Dataset Documentation Analysis
A recent empirical investigation probed the dataset documentation landscape on Hugging Face, a prominent platform in the sphere of machine learning, hosting one of the most extensive collections of datasets. The paper presents an insightful dissection of 7,433 dataset cards, uncovering documentation practices among AI practitioners. The vast analysis revealed convergent trends, where popular datasets displayed higher adherence to dataset card completion—a structure suggested by the Hugging Face community. For instance, 86% of the cards corresponding to the top 100 downloaded datasets have all sections filled in, substantially higher than the mere 7.9% for datasets without downloads. This disparity suggests a correlation between a dataset's completeness of documentation and its popularity or usage.
Practitioner Prioritization and Content Dynamics
Further exploring the content of individual sections, AI practitioners show a tendency to favor 'Dataset Description' and 'Dataset Structure'. These are typically the most extensive parts of the documentation, often attributed to their direct influence on dataset comprehensibility and user engagement.

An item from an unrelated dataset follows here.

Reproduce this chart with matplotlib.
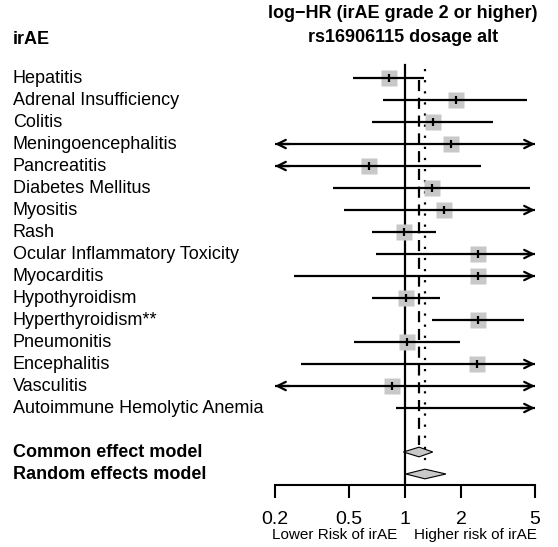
import numpy as np
import matplotlib.pyplot as plt
import matplotlib.transforms as mtrans
from matplotlib.patches import Polygon

plt.rcParams['font.family'] = ['Liberation Sans', 'DejaVu Sans']

# irAE studies: HR with 95% CI (values beyond the axis get arrows)
labels = ["Hepatitis", "Adrenal Insufficiency", "Colitis", "Meningoencephalitis",
          "Pancreatitis", "Diabetes Mellitus", "Myositis", "Rash",
          "Ocular Inflammatory Toxicity", "Myocarditis", "Hypothyroidism",
          "Hyperthyroidism**", "Pneumonitis", "Encephalitis", "Vasculitis",
          "Autoimmune Hemolytic Anemia"]
hr = [0.82, 1.88, 1.41, 1.77, 0.64, 1.40, 1.62, 0.99, 2.47, 2.47, 1.01, 2.47, 1.02, 2.44, 0.85, 8.0]
lower = [0.525, 0.76, 0.665, 0.05, 0.05, 0.41, 0.47, 0.665, 0.70, 0.254, 0.665, 1.40, 0.53, 0.276, 0.05, 0.89]
upper = [1.27, 4.53, 2.97, 20.0, 2.56, 4.7, 20.0, 1.47, 20.0, 20.0, 1.54, 4.36, 1.98, 20.0, 20.0, 20.0]

pooled_labels = ["Common effect model", "Random effects model"]
pooled_hr = [1.19, 1.28]
pooled_lo = [0.98, 1.01]
pooled_hi = [1.41, 1.66]

xticks = [0.2, 0.5, 1, 2, 5]
xmin, xmax = 0.2, 5

W, H = 558, 547
fig = plt.figure(figsize=(W / 100, H / 100), dpi=100)
ax = fig.add_axes([275 / W, 62 / H, 260 / W, 425 / H])
ax.set_xscale('log')
ax.set_xlim(xmin, xmax)
ax.set_ylim(18.5, -0.82)
for s in ['top', 'left', 'right']:
    ax.spines[s].set_visible(False)
ax.spines['bottom'].set_linewidth(1.5)
ax.set_yticks([])
ax.set_xticks(xticks)
ax.set_xticklabels([f"{t:g}" for t in xticks], fontsize=14)
ax.xaxis.set_minor_locator(plt.NullLocator())
ax.tick_params(axis='x', direction='out', length=9, width=1.5, pad=10)

n = len(labels)
rows = np.arange(n)
prow = [n + 1, n + 2]

# reference lines: null, common, random
ax.plot([1, 1], [-0.6, 18.5], color='black', lw=1.6, zorder=1)
ax.plot([pooled_hr[0]] * 2, [0.1, prow[0] - 0.3], color='black', lw=1.6,
        ls=(0, (5, 3)), zorder=1)
ax.plot([pooled_hr[1]] * 2, [-0.4, prow[1] - 0.3], color='black', lw=1.6,
        ls=(0, (1, 4)), zorder=1)

arr = dict(arrowstyle='->,head_length=0.6,head_width=0.3', lw=1.6, color='black',
           shrinkA=0, shrinkB=0)
for i in range(n):
    y = rows[i]
    lo, hi = max(lower[i], xmin), min(upper[i], xmax)
    if xmin < hr[i] < xmax:
        ax.plot(hr[i], y, marker='s', ms=12, color='#c8c8c8', mec='none', zorder=2)
        ax.plot(hr[i], y, marker='|', ms=6, mew=1.6, color='black', zorder=4)
    ax.plot([lo, hi], [y, y], color='black', lw=1.6, zorder=3, solid_capstyle='butt')
    if upper[i] > xmax:
        ax.annotate('', xy=(xmax, y), xytext=(xmax / 1.2, y), arrowprops=arr,
                    annotation_clip=False)
    if lower[i] < xmin:
        ax.annotate('', xy=(xmin, y), xytext=(xmin * 1.2, y), arrowprops=arr,
                    annotation_clip=False)

for k in range(2):
    y = prow[k]
    d = Polygon([[pooled_lo[k], y], [pooled_hr[k], y - 0.22], [pooled_hi[k], y],
                 [pooled_hr[k], y + 0.22]], closed=True, facecolor='#c8c8c8',
                edgecolor='black', lw=0.8, zorder=4)
    ax.add_patch(d)

# left labels
bt = mtrans.blended_transform_factory(fig.transFigure, ax.transData)
for i, lab in enumerate(labels):
    ax.text(13 / W, rows[i], lab, fontsize=13, va='center', ha='left', transform=bt)
for k, lab in enumerate(pooled_labels):
    ax.text(13 / W, prow[k], lab, fontsize=13, va='center', ha='left',
            fontweight='bold', transform=bt)

fig.text(13 / W, 1 - 40 / H, 'irAE', fontsize=13, fontweight='bold', va='center')
fig.text(403 / W, 1 - 13 / H, 'log\u2212HR (irAE grade 2 or higher)', fontsize=13,
         fontweight='bold', va='center', ha='center')
fig.text(403 / W, 1 - 37 / H, 'rs16906115 dosage alt', fontsize=13,
         fontweight='bold', va='center', ha='center')
fig.text(335 / W, 1 - 535 / H, 'Lower Risk of irAE', fontsize=11, va='center', ha='center')
fig.text(475 / W, 1 - 535 / H, 'Higher risk of irAE', fontsize=11, va='center', ha='center')

fig.savefig('out.png', dpi=100)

Conversely, 'Considerations for Using the Data'—an essential section addressing societal impacts, biases, and data limitations—is notably undervalued, revealing a content gap within dataset documentation that necessitates more attention.
The paper also brings to light content beyond standard community templates, such as sections on 'Usage', which articulate the practical application of datasets. Intriguingly, datasets featuring these 'Usage' sections, which are not part of the official template, account for a significant proportion of downloads. This underscores an unmet need within the community to foster more facilitative guidelines for dataset usage.
Human Perception Evaluation
Leveraging human annotation, the paper examines the subjective aspects of dataset card quality across various dimensions, from content comprehensiveness to structural organization. This qualitative evaluation regenerates the same trends observed quantitatively, emphasizing content richness's influence on perceived quality. Comprehensive dataset content significantly shapes individuals' evaluations, illuminating areas for enhancement.
Conclusion
The investigation underscores how dataset documentation practices reflect the ML community's values, with practical implications for advancing detailed, transparent dataset documentation. Focusing on areas such as 'Considerations for Using the Data' and incorporating 'Usage' sections could significantly impact the community by promoting the effective and responsible use of datasets. Furthermore, these findings stimulate discourse on enhancing dataset card guidelines for the broader AI community, potentially serving as a North Star toward establishing universally accepted data documentation standards.